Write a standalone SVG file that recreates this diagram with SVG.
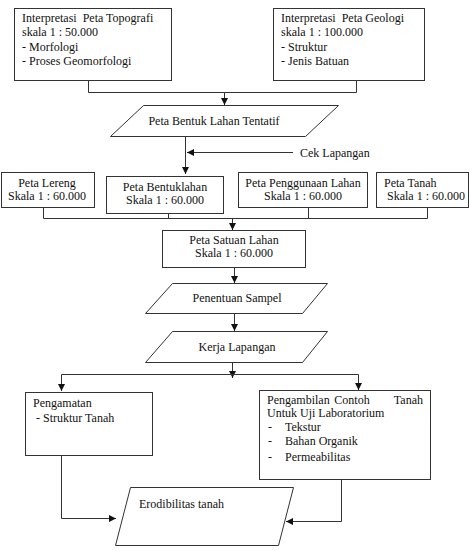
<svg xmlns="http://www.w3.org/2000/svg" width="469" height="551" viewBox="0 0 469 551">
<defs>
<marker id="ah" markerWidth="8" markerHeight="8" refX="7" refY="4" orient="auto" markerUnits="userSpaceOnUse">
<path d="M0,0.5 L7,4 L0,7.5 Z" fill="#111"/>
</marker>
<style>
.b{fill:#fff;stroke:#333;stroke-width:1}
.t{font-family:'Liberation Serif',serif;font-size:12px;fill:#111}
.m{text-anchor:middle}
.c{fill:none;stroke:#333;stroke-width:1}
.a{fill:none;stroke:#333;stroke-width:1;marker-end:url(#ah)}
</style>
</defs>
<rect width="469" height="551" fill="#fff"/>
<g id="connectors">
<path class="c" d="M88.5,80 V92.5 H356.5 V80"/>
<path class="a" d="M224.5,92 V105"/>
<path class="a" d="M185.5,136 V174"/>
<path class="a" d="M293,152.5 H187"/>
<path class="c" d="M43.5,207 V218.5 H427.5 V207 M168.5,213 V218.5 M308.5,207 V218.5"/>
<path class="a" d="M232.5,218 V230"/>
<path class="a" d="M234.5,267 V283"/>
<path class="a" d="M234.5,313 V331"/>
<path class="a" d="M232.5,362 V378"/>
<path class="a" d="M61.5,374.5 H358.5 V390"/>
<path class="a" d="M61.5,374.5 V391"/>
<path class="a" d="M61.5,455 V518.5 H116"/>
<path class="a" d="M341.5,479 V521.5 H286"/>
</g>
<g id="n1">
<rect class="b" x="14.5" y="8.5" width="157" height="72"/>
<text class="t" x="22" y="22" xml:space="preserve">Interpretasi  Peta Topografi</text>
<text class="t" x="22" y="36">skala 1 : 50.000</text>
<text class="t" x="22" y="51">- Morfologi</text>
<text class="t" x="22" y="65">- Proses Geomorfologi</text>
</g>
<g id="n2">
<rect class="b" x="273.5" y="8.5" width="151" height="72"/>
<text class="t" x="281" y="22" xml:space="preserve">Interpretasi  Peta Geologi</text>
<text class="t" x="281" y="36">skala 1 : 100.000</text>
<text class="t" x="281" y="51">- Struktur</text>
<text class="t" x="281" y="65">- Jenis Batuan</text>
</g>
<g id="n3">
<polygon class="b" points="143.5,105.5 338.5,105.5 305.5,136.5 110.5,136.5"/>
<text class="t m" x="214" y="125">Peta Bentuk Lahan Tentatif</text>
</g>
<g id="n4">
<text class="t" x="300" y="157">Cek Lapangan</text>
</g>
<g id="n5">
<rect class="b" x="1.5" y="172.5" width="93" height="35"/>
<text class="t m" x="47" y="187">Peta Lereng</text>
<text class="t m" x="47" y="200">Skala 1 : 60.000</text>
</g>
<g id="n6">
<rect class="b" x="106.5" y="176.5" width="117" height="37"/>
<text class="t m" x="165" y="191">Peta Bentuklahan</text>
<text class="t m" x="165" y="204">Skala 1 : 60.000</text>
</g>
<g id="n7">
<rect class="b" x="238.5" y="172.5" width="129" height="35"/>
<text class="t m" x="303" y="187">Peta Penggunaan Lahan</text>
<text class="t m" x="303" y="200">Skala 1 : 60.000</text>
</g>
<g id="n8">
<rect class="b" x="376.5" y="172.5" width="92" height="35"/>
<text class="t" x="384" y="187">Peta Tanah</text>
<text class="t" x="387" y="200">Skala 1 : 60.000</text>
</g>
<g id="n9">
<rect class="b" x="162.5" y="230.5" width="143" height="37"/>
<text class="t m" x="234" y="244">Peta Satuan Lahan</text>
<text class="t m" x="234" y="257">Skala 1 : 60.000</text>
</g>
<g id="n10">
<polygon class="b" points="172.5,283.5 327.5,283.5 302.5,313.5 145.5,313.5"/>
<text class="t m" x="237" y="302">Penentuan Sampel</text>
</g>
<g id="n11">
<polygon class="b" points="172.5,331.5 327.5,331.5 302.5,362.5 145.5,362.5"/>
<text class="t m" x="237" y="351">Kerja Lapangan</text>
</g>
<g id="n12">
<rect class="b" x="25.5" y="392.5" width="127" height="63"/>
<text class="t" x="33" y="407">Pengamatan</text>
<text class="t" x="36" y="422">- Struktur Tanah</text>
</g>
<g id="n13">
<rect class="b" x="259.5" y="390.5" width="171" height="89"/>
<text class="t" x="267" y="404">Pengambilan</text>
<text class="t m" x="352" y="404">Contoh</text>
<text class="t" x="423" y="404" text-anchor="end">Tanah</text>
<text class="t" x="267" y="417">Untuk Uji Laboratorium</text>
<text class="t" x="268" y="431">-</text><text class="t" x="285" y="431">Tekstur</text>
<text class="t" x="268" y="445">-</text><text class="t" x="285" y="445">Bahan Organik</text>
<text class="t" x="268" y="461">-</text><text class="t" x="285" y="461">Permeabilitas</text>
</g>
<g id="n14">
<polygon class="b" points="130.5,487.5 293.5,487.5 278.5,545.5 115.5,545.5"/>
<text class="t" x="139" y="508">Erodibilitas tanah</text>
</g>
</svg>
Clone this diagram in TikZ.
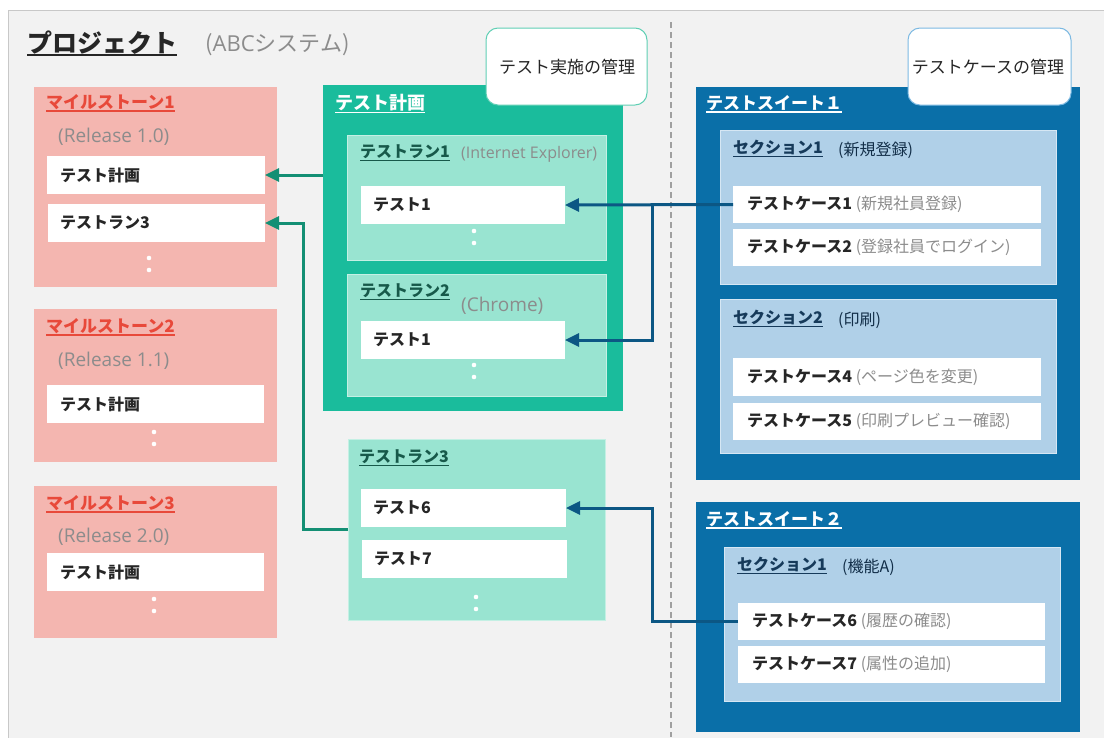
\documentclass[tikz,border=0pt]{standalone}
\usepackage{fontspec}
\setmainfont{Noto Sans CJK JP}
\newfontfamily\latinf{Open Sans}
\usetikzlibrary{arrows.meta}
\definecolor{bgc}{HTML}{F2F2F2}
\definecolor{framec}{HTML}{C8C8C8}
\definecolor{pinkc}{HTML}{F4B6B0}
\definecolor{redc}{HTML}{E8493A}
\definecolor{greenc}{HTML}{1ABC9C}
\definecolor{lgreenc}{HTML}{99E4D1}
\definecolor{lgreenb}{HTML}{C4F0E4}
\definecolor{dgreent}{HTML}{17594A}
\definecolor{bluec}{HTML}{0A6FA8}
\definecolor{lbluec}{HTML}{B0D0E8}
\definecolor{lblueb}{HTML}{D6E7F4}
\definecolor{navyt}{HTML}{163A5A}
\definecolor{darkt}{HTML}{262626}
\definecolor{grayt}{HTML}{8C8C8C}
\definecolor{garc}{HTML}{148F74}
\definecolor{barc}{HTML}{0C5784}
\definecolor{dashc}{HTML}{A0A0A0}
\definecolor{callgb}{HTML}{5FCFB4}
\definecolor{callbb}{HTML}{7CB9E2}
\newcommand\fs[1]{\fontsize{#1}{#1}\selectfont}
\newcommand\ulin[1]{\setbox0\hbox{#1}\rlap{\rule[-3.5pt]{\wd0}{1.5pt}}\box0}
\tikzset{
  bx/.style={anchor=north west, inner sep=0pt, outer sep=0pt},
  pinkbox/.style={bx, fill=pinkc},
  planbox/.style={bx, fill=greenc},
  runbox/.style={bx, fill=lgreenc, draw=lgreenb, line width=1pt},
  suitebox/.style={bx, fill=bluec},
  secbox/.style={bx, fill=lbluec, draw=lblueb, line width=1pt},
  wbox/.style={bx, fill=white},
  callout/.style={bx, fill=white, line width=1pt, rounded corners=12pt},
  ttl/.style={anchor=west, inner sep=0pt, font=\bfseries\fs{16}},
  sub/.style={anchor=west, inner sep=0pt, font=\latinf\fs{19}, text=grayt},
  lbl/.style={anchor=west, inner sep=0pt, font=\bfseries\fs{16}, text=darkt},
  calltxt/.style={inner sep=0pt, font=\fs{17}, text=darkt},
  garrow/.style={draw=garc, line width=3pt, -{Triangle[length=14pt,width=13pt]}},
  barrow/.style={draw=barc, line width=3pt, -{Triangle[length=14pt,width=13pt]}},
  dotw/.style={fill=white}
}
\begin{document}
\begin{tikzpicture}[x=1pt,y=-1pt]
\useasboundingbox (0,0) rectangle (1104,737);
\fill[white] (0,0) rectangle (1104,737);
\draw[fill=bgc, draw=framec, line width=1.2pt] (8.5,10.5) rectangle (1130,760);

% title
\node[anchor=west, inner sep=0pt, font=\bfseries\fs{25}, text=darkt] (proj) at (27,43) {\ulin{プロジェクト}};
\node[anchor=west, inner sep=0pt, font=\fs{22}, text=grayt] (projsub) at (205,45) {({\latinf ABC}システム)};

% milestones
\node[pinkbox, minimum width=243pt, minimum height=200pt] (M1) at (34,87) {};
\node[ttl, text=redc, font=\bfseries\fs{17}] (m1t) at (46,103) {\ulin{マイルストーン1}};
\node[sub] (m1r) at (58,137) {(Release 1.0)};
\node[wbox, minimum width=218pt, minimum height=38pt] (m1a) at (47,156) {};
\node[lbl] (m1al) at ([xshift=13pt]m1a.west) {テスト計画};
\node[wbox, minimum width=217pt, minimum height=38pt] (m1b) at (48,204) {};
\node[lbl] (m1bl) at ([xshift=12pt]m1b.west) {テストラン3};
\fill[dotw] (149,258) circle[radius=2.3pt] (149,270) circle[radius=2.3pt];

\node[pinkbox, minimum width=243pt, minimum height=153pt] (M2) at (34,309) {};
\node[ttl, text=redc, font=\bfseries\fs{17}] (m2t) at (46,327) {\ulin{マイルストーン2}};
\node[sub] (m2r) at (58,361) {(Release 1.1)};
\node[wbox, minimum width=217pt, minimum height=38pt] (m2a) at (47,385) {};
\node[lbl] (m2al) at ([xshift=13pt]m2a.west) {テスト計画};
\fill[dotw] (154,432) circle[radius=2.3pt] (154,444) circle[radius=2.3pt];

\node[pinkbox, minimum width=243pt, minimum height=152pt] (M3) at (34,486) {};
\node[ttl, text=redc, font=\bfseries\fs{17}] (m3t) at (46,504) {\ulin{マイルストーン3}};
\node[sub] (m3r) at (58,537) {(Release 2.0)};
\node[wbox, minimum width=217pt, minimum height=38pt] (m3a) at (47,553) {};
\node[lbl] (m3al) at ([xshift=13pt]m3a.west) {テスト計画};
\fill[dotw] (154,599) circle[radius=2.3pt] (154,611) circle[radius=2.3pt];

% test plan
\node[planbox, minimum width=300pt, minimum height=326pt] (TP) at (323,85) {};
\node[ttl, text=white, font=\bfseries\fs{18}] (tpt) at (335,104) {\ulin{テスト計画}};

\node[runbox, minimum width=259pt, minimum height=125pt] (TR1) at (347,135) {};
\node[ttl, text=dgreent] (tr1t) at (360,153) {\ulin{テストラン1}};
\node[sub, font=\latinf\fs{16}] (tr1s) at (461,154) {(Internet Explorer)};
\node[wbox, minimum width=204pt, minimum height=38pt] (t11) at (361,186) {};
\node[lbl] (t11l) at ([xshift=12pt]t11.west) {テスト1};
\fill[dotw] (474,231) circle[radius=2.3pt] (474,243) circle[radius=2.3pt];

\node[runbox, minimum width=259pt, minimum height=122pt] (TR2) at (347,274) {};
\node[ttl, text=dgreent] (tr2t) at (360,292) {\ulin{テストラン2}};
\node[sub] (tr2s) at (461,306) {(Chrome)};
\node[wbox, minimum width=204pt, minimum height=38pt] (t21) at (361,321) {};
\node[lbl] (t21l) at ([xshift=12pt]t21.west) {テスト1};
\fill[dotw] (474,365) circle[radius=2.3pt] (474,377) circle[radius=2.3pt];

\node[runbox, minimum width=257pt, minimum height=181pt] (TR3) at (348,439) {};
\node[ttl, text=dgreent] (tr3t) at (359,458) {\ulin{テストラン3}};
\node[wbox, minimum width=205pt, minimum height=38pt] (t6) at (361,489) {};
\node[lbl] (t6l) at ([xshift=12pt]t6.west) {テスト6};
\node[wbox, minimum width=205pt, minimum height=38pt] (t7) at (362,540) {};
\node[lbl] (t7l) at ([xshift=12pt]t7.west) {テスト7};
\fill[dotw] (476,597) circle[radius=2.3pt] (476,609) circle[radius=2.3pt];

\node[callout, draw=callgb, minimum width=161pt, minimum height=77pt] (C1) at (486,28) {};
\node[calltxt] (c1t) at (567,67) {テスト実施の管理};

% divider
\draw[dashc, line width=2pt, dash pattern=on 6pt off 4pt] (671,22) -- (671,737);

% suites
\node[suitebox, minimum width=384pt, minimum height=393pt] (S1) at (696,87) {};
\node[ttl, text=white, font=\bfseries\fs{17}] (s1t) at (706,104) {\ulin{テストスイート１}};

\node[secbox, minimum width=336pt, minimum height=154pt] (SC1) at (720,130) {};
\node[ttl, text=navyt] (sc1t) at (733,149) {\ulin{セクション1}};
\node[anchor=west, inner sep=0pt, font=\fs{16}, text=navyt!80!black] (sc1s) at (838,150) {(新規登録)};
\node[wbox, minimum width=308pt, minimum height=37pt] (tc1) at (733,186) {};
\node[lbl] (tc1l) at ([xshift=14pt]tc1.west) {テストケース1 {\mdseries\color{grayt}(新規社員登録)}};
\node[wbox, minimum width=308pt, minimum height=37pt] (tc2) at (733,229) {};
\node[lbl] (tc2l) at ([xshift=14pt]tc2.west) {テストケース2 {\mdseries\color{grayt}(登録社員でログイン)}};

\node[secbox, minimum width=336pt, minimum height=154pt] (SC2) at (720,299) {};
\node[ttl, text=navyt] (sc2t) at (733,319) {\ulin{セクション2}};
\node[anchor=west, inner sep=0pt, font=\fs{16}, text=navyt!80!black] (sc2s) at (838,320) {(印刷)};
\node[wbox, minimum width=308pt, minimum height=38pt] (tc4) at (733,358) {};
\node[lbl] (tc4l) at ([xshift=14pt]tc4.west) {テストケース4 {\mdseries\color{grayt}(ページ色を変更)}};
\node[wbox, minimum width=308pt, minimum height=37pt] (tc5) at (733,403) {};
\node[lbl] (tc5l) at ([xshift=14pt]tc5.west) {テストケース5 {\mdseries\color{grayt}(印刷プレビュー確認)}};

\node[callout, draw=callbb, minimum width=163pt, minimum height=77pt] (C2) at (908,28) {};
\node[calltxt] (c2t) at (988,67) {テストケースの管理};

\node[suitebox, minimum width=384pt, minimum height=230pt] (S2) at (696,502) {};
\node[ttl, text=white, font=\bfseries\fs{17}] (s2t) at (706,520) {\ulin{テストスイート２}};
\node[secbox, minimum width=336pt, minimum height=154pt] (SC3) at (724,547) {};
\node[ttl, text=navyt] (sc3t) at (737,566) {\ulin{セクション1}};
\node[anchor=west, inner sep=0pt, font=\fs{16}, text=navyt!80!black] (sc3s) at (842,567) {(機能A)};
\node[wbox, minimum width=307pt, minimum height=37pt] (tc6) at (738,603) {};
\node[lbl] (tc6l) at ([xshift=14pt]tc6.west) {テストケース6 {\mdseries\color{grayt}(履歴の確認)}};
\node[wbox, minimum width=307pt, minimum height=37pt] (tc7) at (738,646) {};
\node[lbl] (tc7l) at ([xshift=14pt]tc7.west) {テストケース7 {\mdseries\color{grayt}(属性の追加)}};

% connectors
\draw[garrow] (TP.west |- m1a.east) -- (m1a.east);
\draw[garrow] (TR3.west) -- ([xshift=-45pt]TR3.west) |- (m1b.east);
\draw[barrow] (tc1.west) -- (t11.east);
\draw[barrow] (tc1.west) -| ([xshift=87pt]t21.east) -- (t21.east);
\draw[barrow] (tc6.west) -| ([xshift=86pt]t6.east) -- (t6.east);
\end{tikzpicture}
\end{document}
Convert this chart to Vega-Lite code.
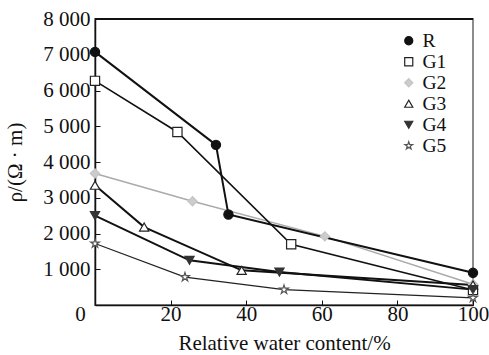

> **What to produce**
Pull out every line of the records that includes the string "this".

> **Answer to the exercise**
Write a standalone SVG file that recreates this diagram with SVG.
Clone this diagram in TikZ.
Convert this chart to Vega-Lite code.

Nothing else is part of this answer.